Yuichi Mori Award: Go Watabe “Landscape of abstract city”

Go Watabe:Landscape of abstract city

Yuichi Mori

Comment:Yuichi Mori (Head of MORI YU GALLERY)
Go Watabe’s “Landscape of abstract city” is a collage work made from cut outs of magazine images and text of various printed matter. It may perhaps be taken as a reflection of the contemporary city in which reality is hard to grasp. If we think of Japanese collage then the work of Shinro Ohtake comes to mind, but this work is in the very opposite taste to his. What appears at first glance to be a very logically structured way of pasting the collage, when observed closely reveals interestingly that most of the images which Watabe uses are those of people and characters upon which he appears to have attached masks. Within the condition of the city’s shallow abstraction we find a hidden multitude of personalities, and this collage allows us to appreciate the city in this way, creating a certain kind of uncanniness. However through the passing of time, those characters which had seemed strangely abstracted come to gather a sense of the real, and it is as if some will is forming behind the mask ready to break out. This is in the opposite meaning to Freud’s unheimlich (unhomely), for it is as if that which was originally disquieting becomes familiar and homely.
Watabe’s work, which can be interpreted as a satire upon the vagueness of the contemporary city, takes hold of the diverse and concrete expressions of city, along with its rather unfortunate abstraction and thrusts in upon it a wedge of reality. And while enabling the opposite of the uncanny, wafting the words of magazines and young people which are losing their real meaning around the abstract city, we may observe a salvaging of their essential meaning. I was really surprised at the number of serious works which can be found in the independents exhibition which is open to all sorts of free expression.
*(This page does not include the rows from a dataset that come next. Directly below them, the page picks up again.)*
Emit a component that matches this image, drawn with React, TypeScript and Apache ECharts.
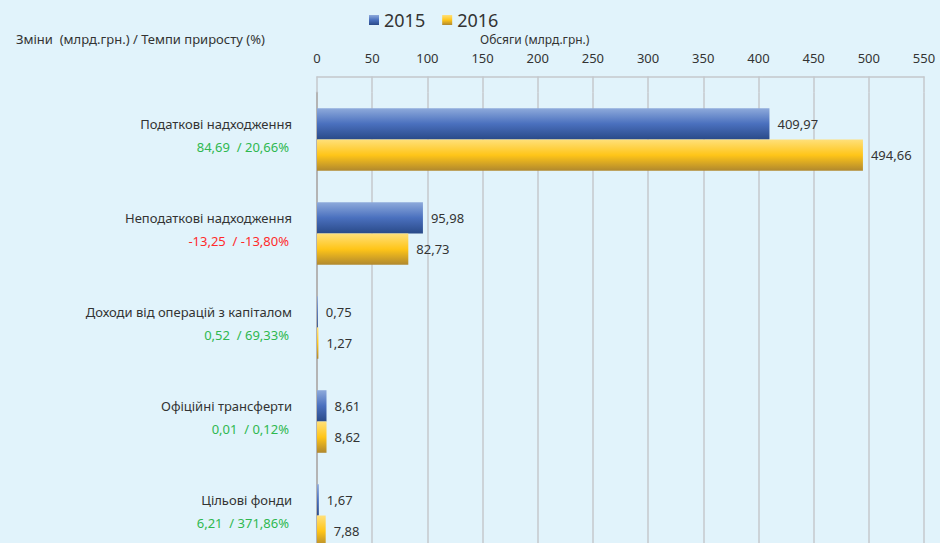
import React, { useEffect, useRef } from "react";
import * as echarts from "echarts";

const categories = [
  "Податкові надходження",
  "Неподаткові надходження",
  "Доходи від операцій з капіталом",
  "Офіційні трансферти",
  "Цільові фонди",
];
const values2015 = [409.97, 95.98, 0.75, 8.61, 1.67];
const values2016 = [494.66, 82.73, 1.27, 8.62, 7.88];
const changes = ["84,69  / 20,66%", "-13,25  / -13,80%", "0,52  / 69,33%", "0,01  / 0,12%", "6,21  / 371,86%"];
const changePositive = [true, false, true, true, true];
const seriesNames = ["2015", "2016"];
const xTicks = { min: 0, max: 550, interval: 50 };

const FONT = "Noto Sans";

export default function App() {
  const ref = useRef<HTMLDivElement>(null);
  useEffect(() => {
    if (!ref.current) return;
    const chart = echarts.init(ref.current, undefined, { renderer: "svg" });
    const blue = new echarts.graphic.LinearGradient(0, 0, 0, 1, [
      { offset: 0, color: "#8eaadb" },
      { offset: 0.5, color: "#4a70be" },
      { offset: 1, color: "#2a4a88" },
    ]);
    const yellow = new echarts.graphic.LinearGradient(0, 0, 0, 1, [
      { offset: 0, color: "#ffe07a" },
      { offset: 0.5, color: "#ffc518" },
      { offset: 1, color: "#b0882e" },
    ]);
    const fmt = (p: any) => Number(p.value).toFixed(2).replace(".", ",");
    const label = {
      show: true,
      position: "right" as const,
      distance: 8,
      formatter: fmt,
      color: "#333",
      fontSize: 13,
      fontFamily: FONT,
    };
    chart.setOption({
      animation: false,
      backgroundColor: "#e1f3fb",
      textStyle: { fontFamily: FONT },
      legend: {
        data: seriesNames,
        left: 364,
        top: 6,
        icon: "rect",
        itemWidth: 10,
        itemHeight: 10,
        itemGap: 17,
        textStyle: { fontSize: 18, color: "#333", fontFamily: FONT },
      },
      graphic: [
        {
          type: "text",
          left: 16,
          top: 32,
          style: {
            text: "Зміни  (млрд.грн.) / Темпи приросту (%)",
            fontSize: 13,
            fill: "#333",
            fontFamily: FONT,
          },
        },
        {
          type: "text",
          left: 480,
          top: 33,
          style: {
            text: "Обсяги (млрд.грн.)",
            fontSize: 12,
            fill: "#333",
            fontFamily: FONT,
          },
        },
      ],
      grid: { left: 317, right: 16, top: 92.5, bottom: 17.5, containLabel: false },
      xAxis: {
        type: "value",
        position: "top",
        offset: 16,
        min: xTicks.min,
        max: xTicks.max,
        interval: xTicks.interval,
        axisLine: { show: true, lineStyle: { color: "#c4c8cc", width: 1.5 } },
        axisTick: { show: true, inside: true, length: 16, lineStyle: { color: "#c4c8cc", width: 1.5 } },
        axisLabel: { color: "#333", fontSize: 13, margin: 12, fontFamily: FONT },
        splitLine: { show: true, lineStyle: { color: "#c4c8cc", width: 1.5 } },
      },
      yAxis: {
        type: "category",
        data: categories,
        inverse: true,
        axisLine: { show: true, lineStyle: { color: "#b4b4b4", width: 2 } },
        axisTick: { show: false },
        axisLabel: {
          margin: 25,
          align: "right",
          padding: [0, 0, 9, 0],
          formatter: (v: string, i: number) =>
            `{n|${v}}\n{${changePositive[i] ? "g" : "r"}|${changes[i]}}`,
          rich: {
            n: { fontSize: 13, color: "#333", lineHeight: 23, fontFamily: FONT, align: "right" },
            g: { fontSize: 13, color: "#2fb84f", lineHeight: 23, fontFamily: FONT, align: "right", padding: [0, 3, 0, 0] },
            r: { fontSize: 13, color: "#ff2a2a", lineHeight: 23, fontFamily: FONT, align: "right", padding: [0, 3, 0, 0] },
          },
        },
      },
      series: [
        {
          name: seriesNames[0],
          type: "bar",
          data: values2015,
          barWidth: 31.3,
          barGap: "0%",
          itemStyle: { color: blue },
          label,
        },
        {
          name: seriesNames[1],
          type: "bar",
          data: values2016,
          barWidth: 31.3,
          barGap: "0%",
          itemStyle: { color: yellow },
          label,
        },
      ],
    });
    return () => chart.dispose();
  }, []);
  return (
    <div style={{ position: "fixed", left: 0, top: 0, width: 940, height: 543, overflow: "hidden" }}>
      <div ref={ref} style={{ width: 940, height: 580 }} />
    </div>
  );
}
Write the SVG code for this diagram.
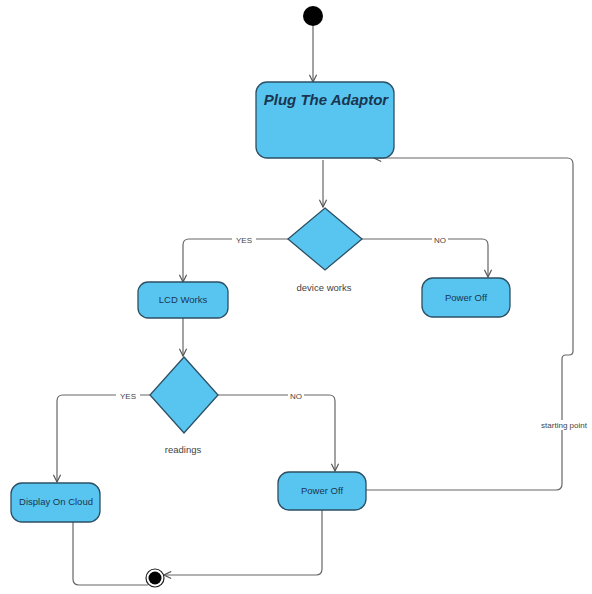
<svg xmlns="http://www.w3.org/2000/svg" width="592" height="594" viewBox="0 0 592 594">
  <defs>
    <marker id="open" viewBox="0 0 10 10" refX="9" refY="5" markerWidth="9" markerHeight="9" orient="auto" markerUnits="userSpaceOnUse">
      <path d="M1 1 L9 5 L1 9" fill="none" stroke="#555" stroke-width="1.3"/>
    </marker>
  </defs>
  <style>
    .state { fill: #58c5f0; stroke: #2d4f63; stroke-width: 1.3; }
    .lbl { font-family: "Liberation Sans", Arial, sans-serif; font-size: 9.5px; fill: #1a3550; text-anchor: middle; }
    .note { font-family: "Liberation Sans", Arial, sans-serif; font-size: 8px; fill: #444; text-anchor: middle; }
    .cap { font-family: "Liberation Sans", Arial, sans-serif; font-size: 9.5px; fill: #444; text-anchor: middle; }
    .edge { fill: none; stroke: #666; stroke-width: 1.2; }
    .bg { fill: #fff; }
  </style>
  <rect width="592" height="594" fill="#fff"/>

  <g id="connectors">
    <path class="edge" d="M313 26 V82" marker-end="url(#open)"/>
    <path class="edge" d="M323 160 V207" marker-end="url(#open)"/>
    <path class="edge" d="M288 239 H189 Q183 239 183 245 V282" marker-end="url(#open)"/>
    <path class="edge" d="M362 239 H482 Q488 239 488 245 V277" marker-end="url(#open)"/>
    <path class="edge" d="M183 318 V356" marker-end="url(#open)"/>
    <path class="edge" d="M150 395 H63 Q57 395 57 401 V482" marker-end="url(#open)"/>
    <path class="edge" d="M218 395 H329 Q335 395 335 401 V471" marker-end="url(#open)"/>
    <path class="edge" d="M73 522 V579 Q73 585 79 585 H148"/>
    <path class="edge" d="M322 510 V569 Q322 575 316 575 H164" marker-end="url(#open)"/>
    <path class="edge" d="M366 490 H556 Q562 490 562 484 V359 Q562 355 566 355 H569 Q573 355 573 351 V164 Q573 158 567 158 H374" marker-end="url(#open)"/>
    <rect class="bg" x="232" y="235" width="24" height="9"/>
    <text class="note" x="244" y="243">YES</text>
    <rect class="bg" x="432" y="235" width="16" height="9"/>
    <text class="note" x="440" y="243">NO</text>
    <rect class="bg" x="116" y="391" width="24" height="9"/>
    <text class="note" x="128" y="399">YES</text>
    <rect class="bg" x="288" y="391" width="16" height="9"/>
    <text class="note" x="296" y="399">NO</text>
    <rect class="bg" x="536" y="420" width="56" height="10"/>
    <text class="note" x="564" y="428">starting point</text>
  </g>

  <g id="start">
    <circle cx="313" cy="16" r="10" fill="#000"/>
  </g>

  <g id="plug-adaptor">
    <rect class="state" x="256" y="82" width="138" height="76" rx="11"/>
    <text x="326" y="105" font-family="Liberation Sans, Arial, sans-serif" font-size="15" font-weight="bold" font-style="italic" fill="#1a3550" text-anchor="middle">Plug The Adaptor</text>
  </g>

  <g id="device-works">
    <polygon class="state" points="325,208 362,239 325,270 288,239"/>
    <text class="cap" x="324" y="291">device works</text>
  </g>

  <g id="lcd-works">
    <rect class="state" x="138" y="282" width="90" height="36" rx="10"/>
    <text class="lbl" x="183" y="303">LCD Works</text>
  </g>

  <g id="power-off-1">
    <rect class="state" x="422" y="278" width="88" height="39" rx="11"/>
    <text class="lbl" x="466" y="301">Power Off</text>
  </g>

  <g id="readings">
    <polygon class="state" points="184,357 218,395 184,433 150,395"/>
    <text class="cap" x="183" y="453">readings</text>
  </g>

  <g id="display-cloud">
    <rect class="state" x="11" y="483" width="89" height="39" rx="11"/>
    <text class="lbl" x="56" y="505">Display On Cloud</text>
  </g>

  <g id="power-off-2">
    <rect class="state" x="278" y="472" width="88" height="38" rx="11"/>
    <text class="lbl" x="322" y="494">Power Off</text>
  </g>

  <g id="end">
    <circle cx="155" cy="578" r="9" fill="none" stroke="#222" stroke-width="1.2"/>
    <circle cx="155" cy="578" r="6.5" fill="#000"/>
  </g>
</svg>
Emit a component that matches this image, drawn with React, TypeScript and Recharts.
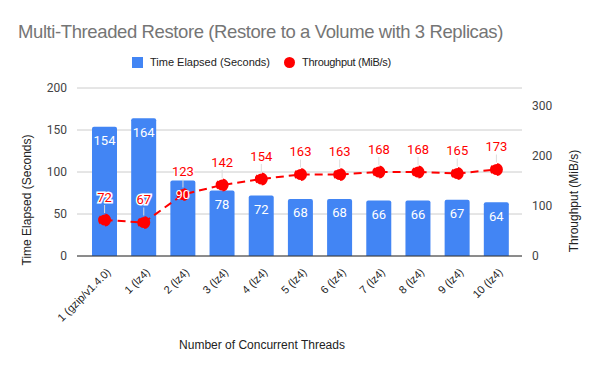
import React from 'react';
import { ComposedChart, Bar, Line, XAxis, YAxis, CartesianGrid, LabelList } from 'recharts';

const threads = ['1 (gzip/v1.4.0)', '1 (lz4)', '2 (lz4)', '3 (lz4)', '4 (lz4)', '5 (lz4)', '6 (lz4)', '7 (lz4)', '8 (lz4)', '9 (lz4)', '10 (lz4)'];
const timeElapsed = [154, 164, 90, 78, 72, 68, 68, 66, 66, 67, 64];
const throughput = [72, 67, 123, 142, 154, 163, 163, 168, 168, 165, 173];
const leftTicks = [0, 50, 100, 150, 200];
const rightTicks = [0, 100, 200, 300];

const data = threads.map((name, i) => ({ name, time: timeElapsed[i], mibs: throughput[i] }));

const FONT = 'Roboto, Arial, sans-serif';
const ARIAL = '"Liberation Sans", Arial, sans-serif';

const AngledTick = (props: any) => {
  const { x, y, payload } = props;
  return (
    <text x={x + 4} y={y + 6} transform={`rotate(-45 ${x + 4} ${y + 6})`} textAnchor="end" dominantBaseline="central"
      fontSize={11} fill="#222" fontFamily={ARIAL}>
      {payload.value}
    </text>
  );
};

const BarValue = (props: any) => {
  const { x, y, width, value } = props;
  return (
    <text x={x + width / 2} y={y + 14} textAnchor="middle" dominantBaseline="central" fontSize={13} fill="#fff" fontFamily={FONT}>
      {value}
    </text>
  );
};

const PointValue = (props: any) => {
  const { x, y, value } = props;
  return (
    <g>
      <line x1={x} y1={y - 7} x2={x} y2={y - 15} stroke="#ddd" strokeWidth={1} />
      <text x={x} y={y - 23} textAnchor="middle" dominantBaseline="central" fontSize={13} fill="#ff0000"
        stroke="#fff" strokeWidth={3} paintOrder="stroke" fontFamily={FONT}>
        {value}
      </text>
    </g>
  );
};

export default function App() {
  return (
    <div style={{ position: 'absolute', left: 0, top: 0, width: 600, height: 371, background: '#fff', fontFamily: ARIAL }}>
      <div style={{ position: 'absolute', left: 18, top: 21, fontSize: 18.5, letterSpacing: -0.4, color: '#757575', whiteSpace: 'nowrap' }}>
        Multi-Threaded Restore (Restore to a Volume with 3 Replicas)
      </div>
      <div style={{ position: 'absolute', left: 132, top: 56, display: 'flex', alignItems: 'center', fontSize: 11, color: '#222', whiteSpace: 'nowrap' }}>
        <span style={{ display: 'inline-block', width: 11, height: 11, background: '#4285f4', marginRight: 7 }} />
        <span style={{ marginRight: 14 }}>Time Elapsed (Seconds)</span>
        <span style={{ display: 'inline-block', width: 11, height: 11, borderRadius: 6, background: '#ff0000', marginRight: 7 }} />
        <span style={{ letterSpacing: -0.3 }}>Throughput (MiB/s)</span>
      </div>
      <ComposedChart width={600} height={371} data={data} margin={{ top: 88, right: 0, bottom: 0, left: 0 }}
        style={{ position: 'absolute', left: 0, top: 0 }}>
        <CartesianGrid yAxisId="left" vertical={false} stroke="#ccc" />
        <XAxis dataKey="name" interval={0} tick={<AngledTick />} tickLine={false} axisLine={{ stroke: '#333' }}
          padding={{ left: 8, right: 6 }} height={115}
          label={{ content: () => (
            <text x={262} y={345} textAnchor="middle" dominantBaseline="central" fontSize={12} fill="#222" fontFamily={ARIAL}>
              Number of Concurrent Threads
            </text>
          ) }} />
        <YAxis yAxisId="left" width={77} domain={[0, 200]} ticks={leftTicks} tickLine={false} axisLine={false}
          tick={{ fontSize: 12, fill: '#444', fontFamily: FONT }} tickMargin={4}
          label={{ content: () => (
            <text x={27} y={200} transform="rotate(-90 27 200)" textAnchor="middle" dominantBaseline="central" fontSize={12} fill="#222" fontFamily={ARIAL}>
              Time Elapsed (Seconds)
            </text>
          ) }} />
        <YAxis yAxisId="right" orientation="right" width={78} domain={[0, 336]} ticks={rightTicks} tickLine={false} axisLine={false}
          tick={{ fontSize: 12, fill: '#444', fontFamily: FONT }} tickMargin={4}
          label={{ content: () => (
            <text x={574} y={201} transform="rotate(-90 574 201)" textAnchor="middle" dominantBaseline="central" fontSize={12} fill="#222" fontFamily={ARIAL}>
              Throughput (MiB/s)
            </text>
          ) }} />
        <Bar yAxisId="left" dataKey="time" fill="#4285f4" barSize={25} radius={[2, 2, 0, 0]} isAnimationActive={false}>
          <LabelList dataKey="time" content={<BarValue />} />
        </Bar>
        <Line yAxisId="right" dataKey="mibs" stroke="#ff0000" strokeWidth={2} strokeDasharray="8 5"
          dot={{ r: 5.5, fill: '#ff0000', stroke: '#ff0000' }} activeDot={false} isAnimationActive={false}>
          <LabelList dataKey="mibs" content={<PointValue />} />
        </Line>
      </ComposedChart>
    </div>
  );
}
By drowning in the strange sea of freedom, perhaps one can grasp a dynamic original way to swim. But while taking into consideration the response of the reader (viewer), have I been falsely tricked? A collage of noise and the direct opposite; While understanding this duality, amongst the difference of dimensions we may discover the interest of independents and I look forward to Watabe’s next work.



Audience Award: Takuya Komaba “Light of Hope”

Takuya Komaba “Light of Hope”

3331 Arts Chiyoda

Comment from 3331
This is a work inspired by a day amongst the mountains. Lying upon the ground, looking up, with the sun shining through the trees. The scene of a forest seen on a day when sunbeams pierce through the dancing leaves. The beautiful colour of light and dark, changing with each moment until disappearing somewhere. As if facing a friend who fades away like a sound, I stood in-front of the canvas with my mind fixed upon it.
Komaba is a self-taught artist, living in the suburbs a little away from the main city, where one can feel a certain closeness to nature. He comments “I can learn much as I touch the sea, the mountains and the wind and appreciate myself as part of these elements. And I create my work with the intention of drawing this flow of nature through myself.”